From rocket ship to reality check
One of 2026’s biggest theme-trade darlings just hit a pothole the size of a server rack. The Roundhill Memory ETF, ticker DRAM, became the fastest-growing ETF debut on record in April, scooping up more than $20 billion in weeks. Now it’s down nearly 30% from its late-June peak and officially in bear-market territory.
And this isn’t just a DRAM problem. It’s the market saying, “Cool story, show me the cash flow.”
The AI trade is still alive — just less carefree
Micron, DRAM’s top holding, has dropped more than 21% in the same stretch, even after posting blockbuster quarterly results. Samsung also just reported record earnings. So the issue isn’t that AI demand vanished overnight. It’s that investors are suddenly much less willing to pay moonshot valuations without clearer proof that all this AI capex turns into durable profits.
A few key pieces of the mood shift:
- Semiconductor stocks have reportedly shed around $1.5 trillion in market value since June 25.
- More than 25 chip names, including SanDisk, Western Digital, and Seagate, are down over 20% from recent highs.
- The market is increasingly side-eyeing debt-funded AI buildouts from the likes of Nvidia, Alphabet, Meta, Oracle, and Amazon.
Why this matters for investors
This is what a theme-trade air pocket looks like. When everyone piles into the same story — AI servers, high-bandwidth memory, data-center gear — valuations can stretch like taffy. Then one reassessment hits, and suddenly the whole group is doing the market equivalent of speed-walking downhill.

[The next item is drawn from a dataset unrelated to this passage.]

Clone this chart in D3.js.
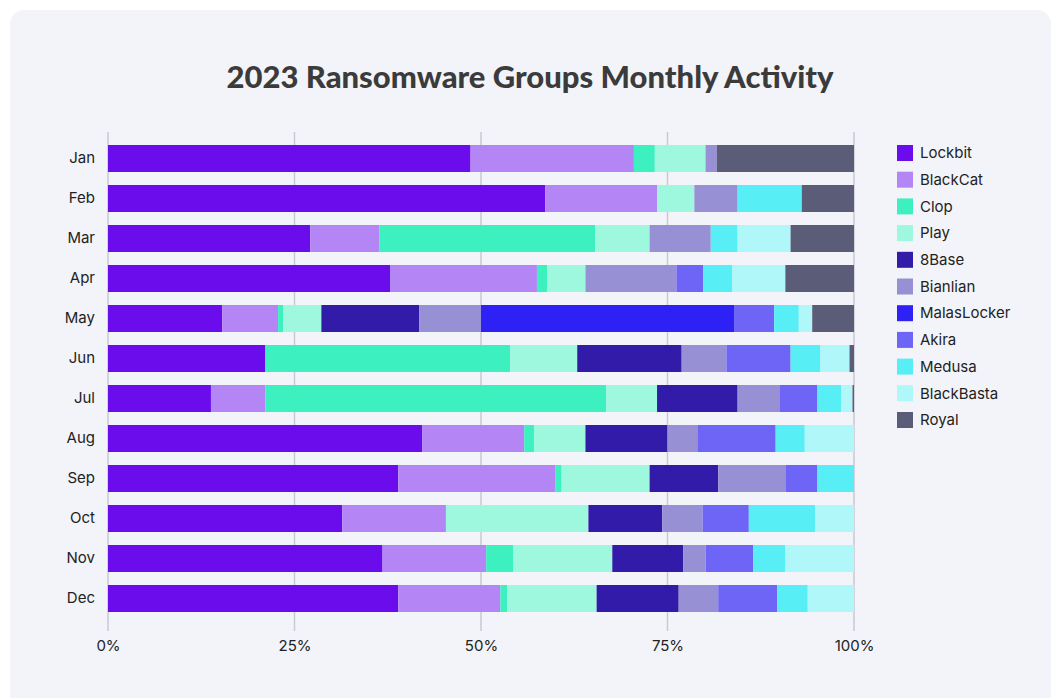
<!DOCTYPE html>
<html>
<head>
<meta charset="utf-8">
<script src="https://cdnjs.cloudflare.com/ajax/libs/d3/7.8.5/d3.min.js"></script>
<style>
  body { margin: 0; background: #ffffff; font-family: Inter, "Noto Sans", sans-serif; }
  #chart { width: 1055px; height: 698px; }
</style>
</head>
<body>
<div id="chart"></div>
<script>
// months and groups
var months = ["Jan", "Feb", "Mar", "Apr", "May", "Jun", "Jul", "Aug", "Sep", "Oct", "Nov", "Dec"];
var groups = ["Lockbit", "BlackCat", "Clop", "Play", "8Base", "Bianlian", "MalasLocker", "Akira", "Medusa", "BlackBasta", "Royal"];
var colors = ["#6a0cec", "#b486f5", "#3df0bf", "#9df8de", "#321ba9", "#9890d4", "#2e21f5", "#6e65f6", "#58eef5", "#b0f7fa", "#5a5c78"];

// share (%) per month, one array per group
var lockbit     = [48.6, 58.6, 27.1, 37.8, 15.3, 21.1, 13.8, 42.1, 38.9, 31.4, 36.8, 38.9];
var blackcat    = [21.9, 15.0,  9.3, 19.7,  7.5,  0.0,  7.3, 13.7, 21.1, 13.9, 13.9, 13.7];
var clop        = [ 2.8,  0.0, 28.9,  1.4,  0.7, 32.8, 45.7,  1.3,  0.8,  0.0,  3.6,  0.9];
var play        = [ 6.8,  5.0,  7.3,  5.1,  5.1,  9.0,  6.8,  6.9, 11.8, 19.1, 13.3, 12.0];
var base8       = [ 0.0,  0.0,  0.0,  0.0, 13.1, 14.0, 10.8, 11.0,  9.2,  9.9,  9.5, 11.0];
var bianlian    = [ 1.5,  5.8,  8.2, 12.2,  8.3,  6.0,  5.6,  4.0,  9.0,  5.4,  3.0,  5.3];
var malaslocker = [ 0.0,  0.0,  0.0,  0.0, 34.0,  0.0,  0.0,  0.0,  0.0,  0.0,  0.0,  0.0];
var akira       = [ 0.0,  0.0,  0.0,  3.6,  5.3,  8.6,  5.1, 10.5,  4.3,  6.2,  6.4,  7.9];
var medusa      = [ 0.0,  8.6,  3.6,  3.9,  3.3,  4.0,  3.2,  3.9,  4.9,  8.9,  4.3,  4.1];
var blackbasta  = [ 0.0,  0.0,  7.1,  7.1,  1.8,  3.9,  1.5,  6.6,  0.0,  5.2,  9.2,  6.2];
var royal       = [18.4,  7.0,  8.5,  9.2,  5.6,  0.6,  0.2,  0.0,  0.0,  0.0,  0.0,  0.0];
var tickValues  = [0, 25, 50, 75, 100];
var tickLabels  = ["0%", "25%", "50%", "75%", "100%"];

var series = [lockbit, blackcat, clop, play, base8, bianlian, malaslocker, akira, medusa, blackbasta, royal];

var rows = months.map(function(m, i) {
    var r = {month: m};
    groups.forEach(function(g, j) { r[g] = series[j][i]; });
    return r;
});

var svgwidth = 1055, svgheight = 698;
var margin = {top: 145, right: 201, bottom: 86, left: 108},
    width = svgwidth - margin.left - margin.right,
    height = 467;

var svg = d3.select("#chart").append("svg")
    .attr("width", svgwidth)
    .attr("height", svgheight);

// card
svg.append("rect")
    .attr("x", 10).attr("y", 10)
    .attr("width", 1041).attr("height", 700)
    .attr("rx", 14)
    .style("fill", "#f3f4f9");

svg.append("text")
    .attr("x", 530).attr("y", 88)
    .attr("text-anchor", "middle")
    .style("font-family", "Lato, 'Open Sans', sans-serif")
    .style("font-weight", "900")
    .style("font-size", "31px")
    .style("fill", "#3b3b3b")
    .text("2023 Ransomware Groups Monthly Activity");

var g = svg.append("g")
    .attr("transform", "translate(" + margin.left + "," + margin.top + ")");

var x = d3.scaleLinear().domain([0, 100]).range([0, width]);
var y = d3.scaleBand().domain(months).range([0, height]).paddingInner(0.325).paddingOuter(0);

var stack = d3.stack().keys(groups).offset(d3.stackOffsetExpand);
var stacked = stack(rows);

// gridlines
g.append("g")
    .selectAll("line")
    .data(tickValues)
    .enter().append("line")
    .attr("x1", d => x(d)).attr("x2", d => x(d))
    .attr("y1", -13).attr("y2", height + 19)
    .style("stroke", "#c9c9d6")
    .style("stroke-width", 1.5);

g.append("g")
    .selectAll("g")
    .data(stacked)
  .enter().append("g")
    .style("fill", (d, i) => colors[i])
  .selectAll("rect")
    .data(d => d)
  .enter().append("rect")
    .attr("x", d => x(d[0] * 100))
    .attr("width", d => x(d[1] * 100) - x(d[0] * 100))
    .attr("y", d => y(d.data.month))
    .attr("height", y.bandwidth());

var xAxis = d3.axisBottom(x).tickValues(tickValues)
    .tickFormat((d, i) => tickLabels[i]).tickSize(0).tickPadding(0);
var xg = g.append("g")
    .attr("transform", "translate(0," + (height + 28) + ")")
    .call(xAxis);
xg.select(".domain").remove();
xg.selectAll("text")
    .style("font-family", "Inter, sans-serif")
    .style("font-size", "15px")
    .style("fill", "#222");

var yAxis = d3.axisLeft(y).tickSize(0).tickPadding(13);
var yg = g.append("g").call(yAxis);
yg.select(".domain").remove();
yg.selectAll("text")
    .style("font-family", "Inter, sans-serif")
    .style("font-size", "15px")
    .style("fill", "#222");

// legend
var legend = svg.append("g")
    .attr("transform", "translate(897,145)");
var item = legend.selectAll("g")
    .data(groups)
  .enter().append("g")
    .attr("transform", (d, i) => "translate(0," + (i * 26.7) + ")");
item.append("rect")
    .attr("width", 16).attr("height", 16)
    .style("fill", (d, i) => colors[i]);
item.append("text")
    .attr("x", 23).attr("y", 8).attr("dy", "0.35em")
    .style("font-family", "Inter, sans-serif")
    .style("font-size", "15px")
    .style("fill", "#222")
    .text(d => d);
</script>
</body>
</html>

The good news? The long-term thesis hasn’t been canceled. Memory demand is still getting juiced by AI servers, HBM content is still rich, and production discipline is still keeping supply growth in check. But the near-term message from the market is loud: enthusiasm is not the same thing as earnings power.
Big picture
DRAM’s whiplash is a reminder that thematic ETFs can work like a fan at full blast — incredibly helpful until the room gets too cold. The AI memory cycle may still have legs, but investors are no longer handing out premium multiples just for showing up to the party.